7. ineedbiohelpandquick

How the thing go with the girl

8. agdgdgdgwngo

@dmancine Yeah I finally figured it out. I used a for loop to construct that new y matrix, and then used another for loop to loop over each training example, but I cloned the vectorized computation of the cost for each example over so it's reasonably fast :-P

9. agdgdgdgwngo

I just set a new y matrix to be equal to a matrix of zeros of size m x num_labels and then I used a for-loop. can't show actual code or we will get flamed for honor code stuff :-D

10. agdgdgdgwngo

I do think the whole thing can be vectorized into a one-liner, but I just want to get this assignment done :-P

11. agdgdgdgwngo

Finally got this assignment done (just now, which is about 2 hours before the due time!) I struggled to implement a for-loop based backpropagation, but I became so frustrated with the 'nonconforming operands' errors that I just went with vectorization for the whole problem.

12. agdgdgdgwngo

here's one way to transform that y matrix into an array of classification vectors: yi = eye(num_labels)(y,:);

13. dmancine

Whew! 20 minutes to spare!

14. dmancine

@agd, That's the formula I was trying to think of.
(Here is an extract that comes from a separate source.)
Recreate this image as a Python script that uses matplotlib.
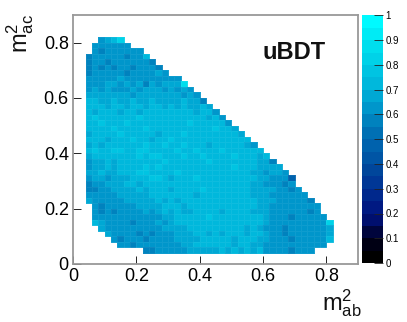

I even thought about indexing into the eye matrix. I just couldn't get all the way to the end. Thanks! In the ex4.pdf he suggests using logical arrays might be helpful for this, and they were explained in the previous programming exercise. I haven't figured out how to use that, yet, either.

15. agdgdgdgwngo

I never really figured out the logical arrays part either :-P

16. agdgdgdgwngo

Time's up :(

17. agdgdgdgwngo

wait..... argh I forgot to submit my completed work!!!!